How to Spot and Artist by Danielle Krysa
This book is one of my new favorites. I recently found it at the library and just loved the message and charming illustrations. It’s emphasizes how artists can come in all shapes, sizes, and personalities. And speaks to how all artists deal with “art bullies”, or discouraging thoughts and words about their artwork. And the solution? Make even more art! Which reminds me of one of my favorites quotes: “Don't think about making art, just get it done. Let everyone else decide if it's good or bad, whether they love it or hate it.
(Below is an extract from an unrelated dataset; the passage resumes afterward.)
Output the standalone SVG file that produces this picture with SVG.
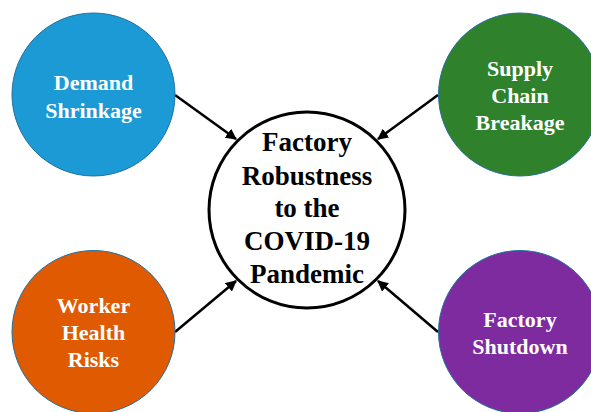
<svg xmlns="http://www.w3.org/2000/svg" width="591" height="412" viewBox="0 0 591 412">
<defs>
<style>
.node{stroke:#1f6f9f;stroke-width:1}
.lbl{font-family:"Liberation Serif","Times New Roman",serif;font-weight:bold;font-size:22px;fill:#fff;text-anchor:middle}
.ctr{font-family:"Liberation Serif","Times New Roman",serif;font-weight:bold;font-size:27px;fill:#000;text-anchor:middle}
.conn{stroke:#000;stroke-width:2.5;fill:none;marker-end:url(#ah)}
</style>
<marker id="ah" viewBox="0 0 10 10" refX="9" refY="5" markerWidth="4.4" markerHeight="4.4" orient="auto" markerUnits="strokeWidth">
<path d="M0,0 L10,5 L0,10 z" fill="#000"/>
</marker>
</defs>
<rect width="591" height="412" fill="#fff"/>
<g id="connectors">
<line class="conn" x1="175" y1="95" x2="236" y2="139"/>
<line class="conn" x1="438" y1="95" x2="378" y2="139"/>
<line class="conn" x1="175" y1="332" x2="236" y2="281"/>
<line class="conn" x1="438" y1="332" x2="378" y2="281"/>
</g>
<g id="center">
<circle cx="307" cy="210" r="98" fill="#fff" stroke="#000" stroke-width="3"/>
<text class="ctr" x="307" y="151">Factory</text>
<text class="ctr" x="307" y="185">Robustness</text>
<text class="ctr" x="307" y="217">to the</text>
<text class="ctr" x="307" y="250">COVID-19</text>
<text class="ctr" x="307" y="283">Pandemic</text>
</g>
<g id="demand">
<circle class="node" cx="93.5" cy="94.5" r="81.5" fill="#1b9ad6"/>
<text class="lbl" x="93.5" y="90">Demand</text>
<text class="lbl" x="93.5" y="118">Shrinkage</text>
</g>
<g id="supply">
<circle class="node" cx="520" cy="94.5" r="81.5" fill="#2f812c"/>
<text class="lbl" x="520" y="76">Supply</text>
<text class="lbl" x="520" y="103">Chain</text>
<text class="lbl" x="520" y="130">Breakage</text>
</g>
<g id="worker">
<circle class="node" cx="93.5" cy="332" r="81.5" fill="#df5a00"/>
<text class="lbl" x="93.5" y="313">Worker</text>
<text class="lbl" x="93.5" y="340">Health</text>
<text class="lbl" x="93.5" y="367">Risks</text>
</g>
<g id="shutdown">
<circle class="node" cx="520" cy="332" r="81.5" fill="#7f2ba0"/>
<text class="lbl" x="520" y="327">Factory</text>
<text class="lbl" x="520" y="354">Shutdown</text>
</g>
</svg>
While they are deciding, make even more art.” -Andy Warhol
Ish by Peter H Reynolds
This picture book is one of many that Peter Reynolds has written that speak to the creative process. It’s about a young artist who discovers the freedom to live “ishfully.” In other words, to ditch striving for perfection and just make stuff! We’re not robots, we’re artists. I honestly have to remind myself of this a lot when drawing.
I love discovering new picture books. If you have any suggestions I’d love to hear them!